Wikipedia lists the median-of-medians algorithm as requiring O(1) auxiliary space.

However, in the middle of the algorithm, we make a recursive call on a subarray of size n/5 to find the median of medians. When this recursive call returns, we use the returned median of medians as a pivot to partition the array.

Doesn't this algorithm push O(lg n) activation records onto the run-time stack as a part of the recursion? From what I can see, these recursive calls to find successive medians of medians cannot be tail-call optimized because we do extra work after the recursive calls return. Therefore, it seems like this algorithm requires O(lg n) auxiliary space (just like Quicksort, which Wikipedia lists as requiring O(lg n) auxiliary space due the space used by the run-time stack).

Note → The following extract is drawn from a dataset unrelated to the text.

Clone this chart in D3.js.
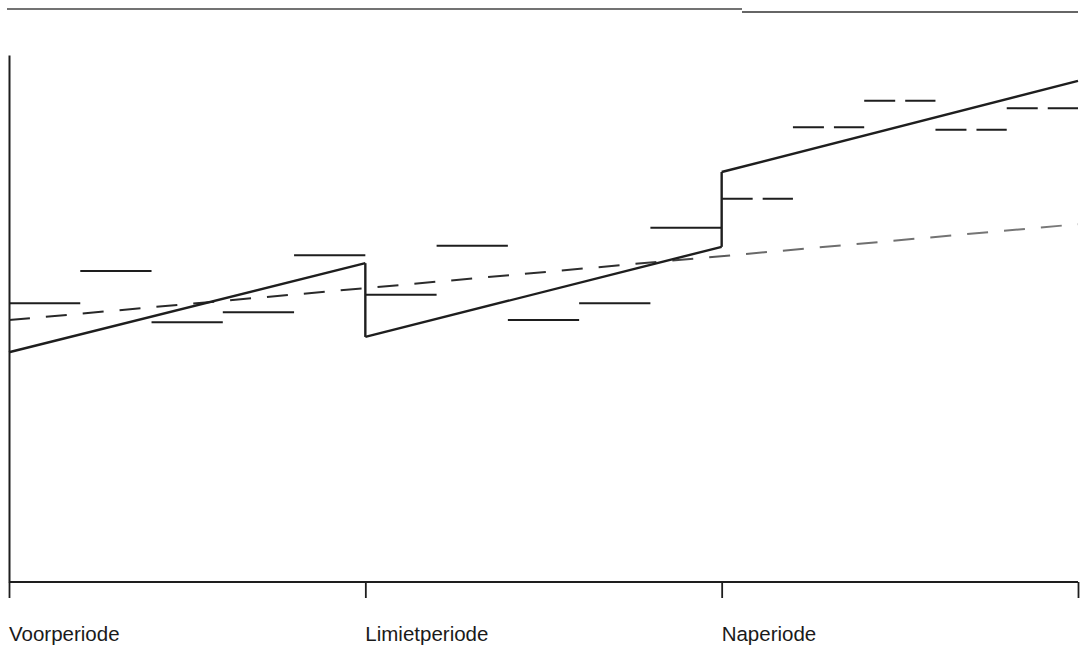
<!DOCTYPE html>
<html>
<head>
<meta charset="utf-8">
<script src="https://cdn.jsdelivr.net/npm/d3@7"></script>
<style>
  html, body { margin: 0; padding: 0; background: #fff; }
  svg { display: block; }
  text { font-family: "Liberation Sans", Arial, sans-serif; fill: #1a1a1a; }
</style>
</head>
<body>
<svg id="chart" width="1080" height="646"></svg>
<script>
// ---- data ----
const periods = ["Voorperiode", "Limietperiode", "Naperiode"];
const periodTicks = [0, 5, 10, 15];            // segment index at period boundaries
// five sub-period step values per period
const voorValues   = [52.9, 59.0, 49.3, 51.2, 62.0];
const limietValues = [54.5, 63.8, 49.7, 52.9, 67.2];
const naValues     = [72.7, 86.3, 91.3, 85.8, 89.9];
// solid trend line (piecewise, jumps at period boundaries)
const trendSolid = [
  [[0, 43.6], [5, 60.5]],
  [[5, 46.5], [10, 63.6]],
  [[10, 77.8], [15, 95.1]]
];
const trendJumps = [[5, 60.5, 46.5], [10, 63.6, 77.8]];
// dashed overall trend line
const trendDashed = [[0, 49.7], [15, 67.9]];

// ---- layout ----
const svg = d3.select("#chart");
const x = d3.scaleLinear().domain([0, 15]).range([9, 1078]);
const y = d3.scaleLinear().domain([0, 100]).range([582, 55]);
const ink = "#1e1e1e";

// gradient: dashed trend fades to grey in the last period (as in the scan)
const grad = svg.append("defs").append("linearGradient")
  .attr("id", "dashFade").attr("gradientUnits", "userSpaceOnUse")
  .attr("x1", x(0)).attr("x2", x(15)).attr("y1", 0).attr("y2", 0);
grad.append("stop").attr("offset", "0%").attr("stop-color", "#262626");
grad.append("stop").attr("offset", "58%").attr("stop-color", "#2e2e2e");
grad.append("stop").attr("offset", "70%").attr("stop-color", "#6a6a6a");
grad.append("stop").attr("offset", "100%").attr("stop-color", "#7a7a7a");

// top page rule (scan border)
svg.append("line").attr("x1", 7).attr("x2", 742).attr("y1", 9).attr("y2", 9)
  .attr("stroke", "#444").attr("stroke-width", 1.6);
svg.append("line").attr("x1", 742).attr("x2", 1078).attr("y1", 12).attr("y2", 12)
  .attr("stroke", "#333").attr("stroke-width", 1.4);

// axes
const xAxis = d3.axisBottom(x).tickValues(periodTicks).tickSize(16).tickFormat("");
const gx = svg.append("g").attr("transform", `translate(0,${y(0)})`).call(xAxis);
gx.select(".domain").attr("d", `M${x(0)},0H${x(15)}`).attr("stroke", ink).attr("stroke-width", 1.8);
gx.selectAll(".tick line").attr("stroke", ink).attr("stroke-width", 1.8);

const yAxis = d3.axisLeft(y).tickValues([]).tickSizeOuter(0);
const gy = svg.append("g").attr("transform", `translate(${x(0)},0)`).call(yAxis);
gy.select(".domain").attr("stroke", ink).attr("stroke-width", 2);

// period labels
svg.append("g").selectAll("text").data(periods).join("text")
  .attr("x", (d, i) => x(periodTicks[i]))
  .attr("y", 641)
  .attr("font-size", 20.5)
  .text(d => d);

// step segments
const steps = [];
[voorValues, limietValues, naValues].forEach((vals, p) => {
  vals.forEach((v, i) => steps.push({ i: p * 5 + i, v, dashed: p === 2 }));
});
svg.append("g").selectAll("line").data(steps).join("line")
  .attr("x1", d => x(d.i))
  .attr("x2", d => x(d.i + 1))
  .attr("y1", d => y(d.v))
  .attr("y2", d => y(d.v))
  .attr("stroke", ink)
  .attr("stroke-width", 2)
  .attr("stroke-dasharray", d => d.dashed ? "31,10" : null);

// dashed overall trend
const line = d3.line().x(d => x(d[0])).y(d => y(d[1]));
svg.append("path").datum(trendDashed)
  .attr("d", line).attr("fill", "none")
  .attr("stroke", "url(#dashFade)").attr("stroke-width", 2)
  .attr("stroke-dasharray", "21,16");

// solid piecewise trend
svg.append("g").selectAll("path").data(trendSolid).join("path")
  .attr("d", line).attr("fill", "none")
  .attr("stroke", ink).attr("stroke-width", 2.4);
svg.append("g").selectAll("line").data(trendJumps).join("line")
  .attr("x1", d => x(d[0])).attr("x2", d => x(d[0]))
  .attr("y1", d => y(d[1])).attr("y2", d => y(d[2]))
  .attr("stroke", ink).attr("stroke-width", 2.4);
</script>
</body>
</html>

Am I missing something, or is the Wikipedia article wrong?

(Note: The recursive call I'm referring to is return select(list, left, left + ceil((right - left) / 5) - 1, left + (right - left)/10) on the Wikipedia page.)

While I can't rule out that O(1) is possible, that Wikipedia information appears to be a mistake.

• The implementation shown there takes O(log n) and not just O(1).
• It's absolutely not obvious how to implement it with O(1) and there's no explanation/reference for it.
• I asked the author who originally added that information and he replied that he doesn't remember and that it's probably a mistake.
• A paper from 2005 devoted to solving the selection problem with O(n) time and O(1) extra space says BFPRT (aka Median of Medians) uses Θ(log n) extra space. On the other hand, the paper's main result is that O(n) time and O(1) extra space is possible, and one of the two algorithms presented as proof is some "emulation" of BFPRT. So in that sense it's possible, but I think the emulation rather makes it a different algorithm and the O(1) shouldn't be attributed to "regular" BFPRT. At least not without explanation.
  (Thanks to Yu-HanLyu for showing that paper and more in the comments)

It is O(1).

Let us say we start with an array of length n, and we intend to find the kth element of the sorted list.

After the first call median of medians will spit out a smaller array, now we need to evaluate the ith element of this smaller array. Note that the ith element of this smaller array is the result, so i do not need to pass back any information to the earlier call.

In quick sort, i need to put back the sorted small arrays back into the correct position and so recursion occurs. With median of medians, after the loop (tail recursion), i will be left with the answer.

Recursion depth = O(1)